Lewis Powell, the son of a Baptist preacher, signed up for the army early in the war as part of the 2nd Florida Infantry. Along with many other Confederate soldiers, Powell was wounded at the Battle of Gettysburg. Captured by Union troops, and his injury relatively minor, upon his recovery Powell was consigned to serve as a Prisoner of War nurse in Baltimore.
Within a week of his stint as a nurse, however, Powell escaped, staying for a while in a boarding house owned by the family of a nurse (Margaret Branson) who is believed to have assisted in Powell’s escape. The boarding house was a secret gathering place for the Confederate Secret Service.
Eventually making his way behind Union lines in Virginia, Powell returned to military duty, this time with Mosby’s Rangers, a Confederate cavalry outfit.

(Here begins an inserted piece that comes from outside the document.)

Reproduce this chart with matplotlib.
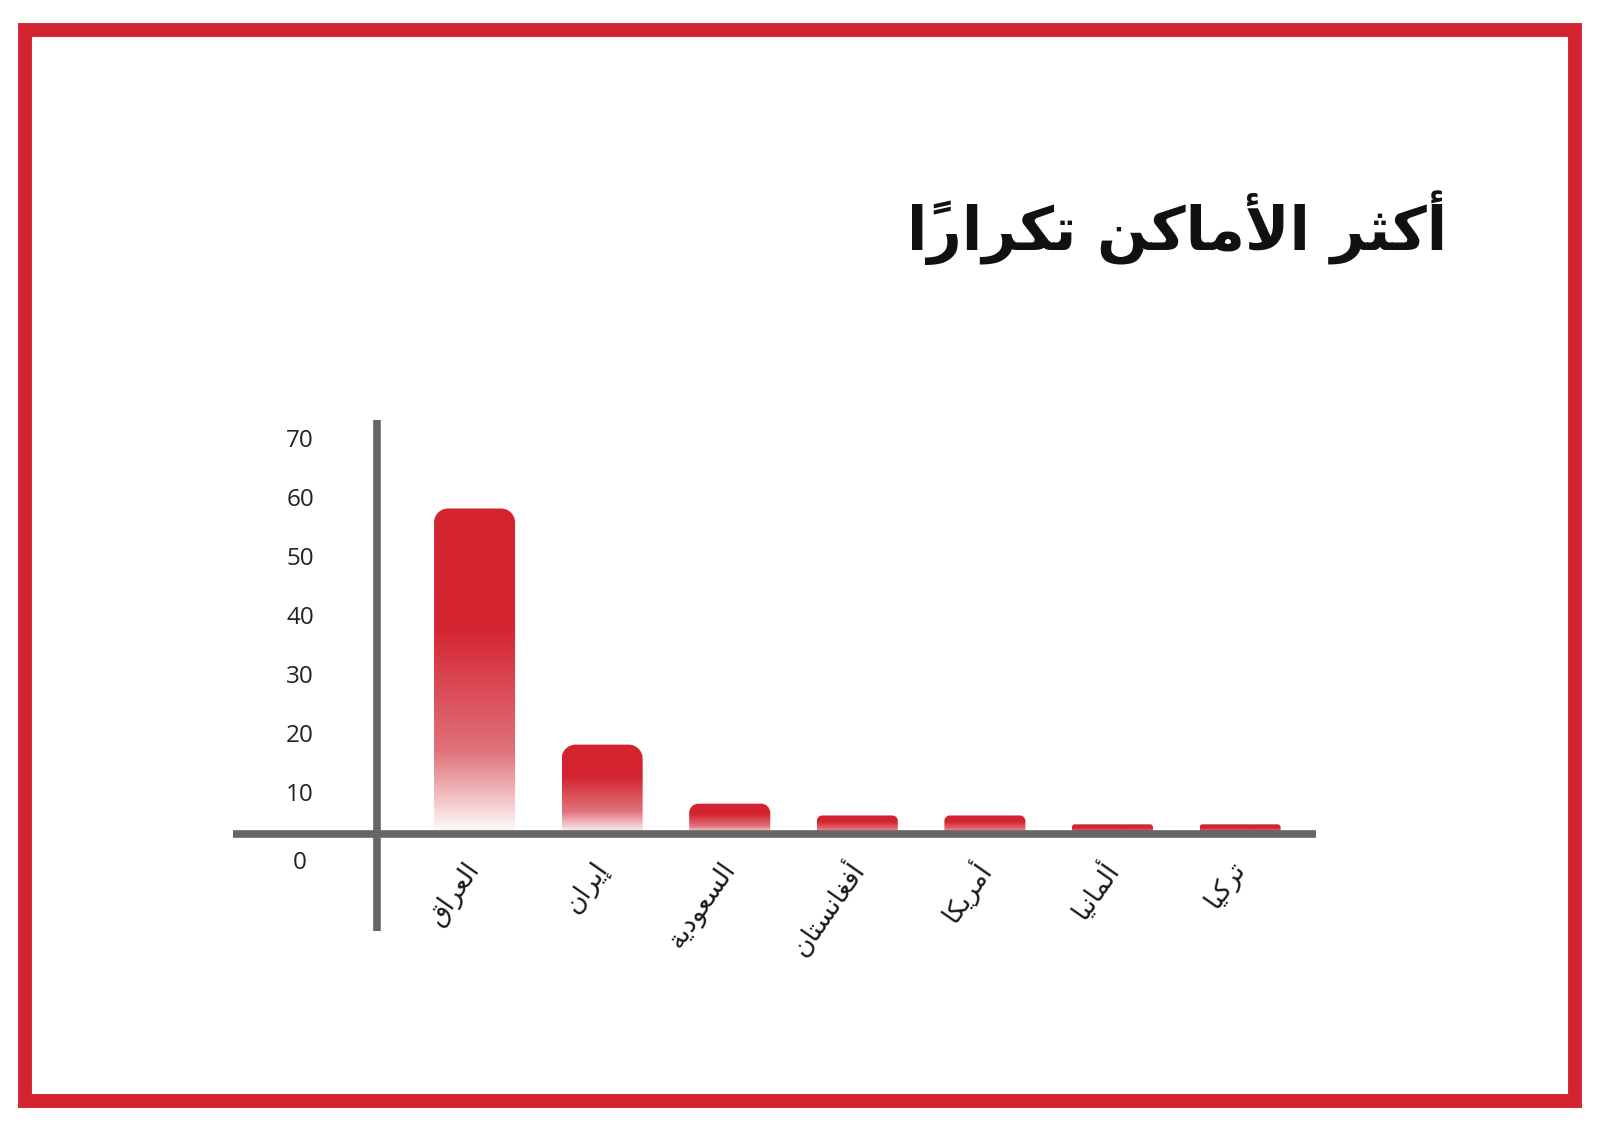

For reasons not entirely known, in January 1865, with the Confederate cause seemingly lost, the two-time Confederate fighter crossed back inside Union lines and, using an alias, presented himself as a civilian refugee. In Baltimore he returned to the Branson boarding house and soon became entangled in a highly secretive plot to assassinate U.S. President Abraham Lincoln.

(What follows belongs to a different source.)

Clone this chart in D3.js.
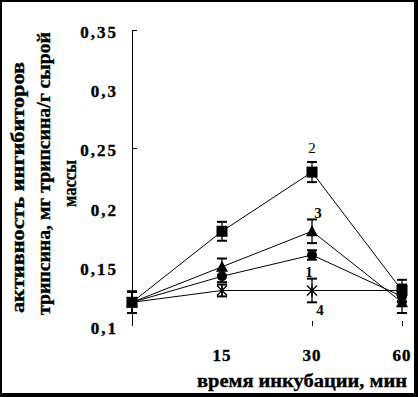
<!DOCTYPE html>
<html>
<head>
<meta charset="utf-8">
<script src="https://cdn.jsdelivr.net/npm/d3@7"></script>
<style>
body { margin: 0; background: #fff; }
svg { display: block; }
text { font-family: "Liberation Serif", "Times New Roman", serif; fill: #000; }
.heavy { font-weight: bold; stroke: #000; stroke-width: 0.35px; }
</style>
</head>
<body>
<div id="chart"></div>
<script>
// data
const times = ["0", "15", "30", "60"];
const timeLabels = ["", "15", "30", "60"];
const yTicks = [0.35, 0.3, 0.25, 0.2, 0.15, 0.1];
const yTickLabels = ["0,35", "0,3", "0,25", "0,2", "0,15", "0,1"];

const names = ["1", "2", "3", "4"];
const s1 = [0.12, 0.142, 0.16, 0.125];
const e1 = [0.009, 0.005, 0.004, 0.005];
const s2 = [0.12, 0.18, 0.23, 0.13];
const e2 = [0.009, 0.008, 0.0085, 0.009];
const s3 = [0.12, 0.15, 0.18, 0.12];
const e3 = [0.009, 0.007, 0.01, 0.009];
const s4 = [0.12, 0.13, 0.13, 0.13];
const e4 = [0.009, 0.005, 0.01, 0.005];

const W = 418, H = 397;

let svg = d3.select("#chart").append("svg")
  .attr("width", W).attr("height", H);

// frame
svg.append("rect").attr("width", W).attr("height", H).attr("fill", "#000");
svg.append("rect").attr("x", 2).attr("y", 2).attr("width", 412).attr("height", 391).attr("fill", "#fff");

let x = d3.scalePoint().domain(times).range([132, 402]);
let y = d3.scaleLinear().domain([0.1, 0.35]).range([326, 30]);

// y axis
svg.append("line")
  .attr("x1", 132.5).attr("x2", 132.5)
  .attr("y1", y(0.35)).attr("y2", y(0.1))
  .attr("stroke", "#000");
svg.selectAll(".ytick").data([0.35, 0.25]).enter().append("line")
  .attr("x1", 132).attr("x2", 137)
  .attr("y1", d => Math.round(y(d)) + 0.5).attr("y2", d => Math.round(y(d)) + 0.5)
  .attr("stroke", "#000");

svg.selectAll(".ylab").data(yTicks).enter().append("text")
  .attr("class", "heavy")
  .attr("x", 118)
  .attr("y", d => y(d) + 8)
  .attr("text-anchor", "end")
  .attr("font-size", 17)
  .attr("letter-spacing", 2)
  .text((d, i) => yTickLabels[i]);

// x ticks (only 30 and 60 visible)
svg.selectAll(".xtick").data(["30", "60"]).enter().append("line")
  .attr("x1", d => x(d) + 0.5).attr("x2", d => x(d) + 0.5)
  .attr("y1", 321).attr("y2", 326)
  .attr("stroke", "#000");

svg.selectAll(".xlab").data(times).enter().append("text")
  .attr("class", "heavy")
  .attr("x", d => x(d))
  .attr("y", 361)
  .attr("text-anchor", "middle")
  .attr("font-size", 17)
  .attr("letter-spacing", 1)
  .text((d, i) => timeLabels[i]);

// axis titles
svg.append("text")
  .attr("class", "heavy")
  .attr("x", 197).attr("y", 387)
  .attr("font-size", 18)
  .attr("textLength", 210).attr("lengthAdjust", "spacingAndGlyphs")
  .text("время инкубации, мин");

const yTitle = [
  {t: "активность ингибиторов", cx: 24, cy: 187.5, len: 251},
  {t: "трипсина, мг трипсина/г сырой", cx: 50, cy: 173.5, len: 283},
  {t: "массы", cx: 76, cy: 183.5, len: 47}
];
svg.selectAll(".ytitle").data(yTitle).enter().append("text")
  .attr("class", "heavy")
  .attr("transform", d => `translate(${d.cx},${d.cy}) rotate(-90)`)
  .attr("text-anchor", "middle")
  .attr("font-size", 18)
  .attr("textLength", d => d.len).attr("lengthAdjust", "spacingAndGlyphs")
  .text(d => d.t);

// series
const series = [
  {name: names[0], v: s1, e: e1, m: "circle", lab: [-3, 17], bold: true},
  {name: names[1], v: s2, e: e2, m: "square", lab: [0, -24], bold: false},
  {name: names[2], v: s3, e: e3, m: "triangle", lab: [6, -19], bold: true},
  {name: names[3], v: s4, e: e4, m: "star", lab: [8, 19], bold: true}
];

let line = d3.line().x((d, i) => x(times[i])).y(d => y(d));

svg.selectAll(".series").data(series).enter().append("path")
  .attr("d", d => line(d.v))
  .attr("fill", "none")
  .attr("stroke", "#000")
  .attr("stroke-width", 1);

series.forEach(s => {
  let g = svg.append("g");
  s.v.forEach((v, i) => {
    let cx = x(times[i]), cy = y(v);
    let top = y(v + s.e[i]), bot = y(v - s.e[i]);
    g.append("line").attr("x1", cx).attr("x2", cx).attr("y1", top).attr("y2", bot).attr("stroke", "#000").attr("stroke-width", 1.3);
    g.append("line").attr("x1", cx - 5).attr("x2", cx + 5).attr("y1", top).attr("y2", top).attr("stroke", "#000").attr("stroke-width", 2);
    g.append("line").attr("x1", cx - 5).attr("x2", cx + 5).attr("y1", bot).attr("y2", bot).attr("stroke", "#000").attr("stroke-width", 2);

    if (s.m == "square") {
      g.append("rect").attr("x", cx - 5.5).attr("y", cy - 5.5).attr("width", 11).attr("height", 11).attr("fill", "#000");
    } else if (s.m == "circle") {
      g.append("circle").attr("cx", cx).attr("cy", cy).attr("r", 5).attr("fill", "#000");
    } else if (s.m == "triangle") {
      g.append("path").attr("d", `M${cx},${cy - 6}L${cx + 6},${cy + 5}L${cx - 6},${cy + 5}Z`).attr("fill", "#000");
    } else {
      g.append("path").attr("d", `M${cx - 5},${cy - 5}L${cx + 5},${cy + 5}M${cx - 5},${cy + 5}L${cx + 5},${cy - 5}M${cx},${cy - 6}L${cx},${cy + 6}`)
        .attr("stroke", "#000").attr("stroke-width", 1.3);
    }
  });

  // series number near 30 min point
  svg.append("text")
    .attr("x", x("30") + s.lab[0])
    .attr("y", y(s.v[2]) + s.lab[1])
    .attr("text-anchor", "middle")
    .attr("font-size", 15)
    .style("font-weight", s.bold ? "bold" : "normal")
    .attr("dy", "0.35em")
    .text(s.name);
});
</script>
</body>
</html>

Led by John Wilkes Booth, the conspirators this day plan on killing Lincoln, but the president changes his announced itinerary, thus unknowingly thwarting the plan of the conspirators and living to see another day.
Meanwhile, this month three new African American regiments arrive in Savannah to help keep the peace in the city captured by the Union three months prior. Many Baptists are among the soldiers of the 33rd, 54th and 102nd Negro Massachusetts. The Black Baptist community of Savannah, excited of the new possibilities afforded by emancipation, is grateful for the presence, encouragement and assistance of the soldiers of freedom who have come from afar.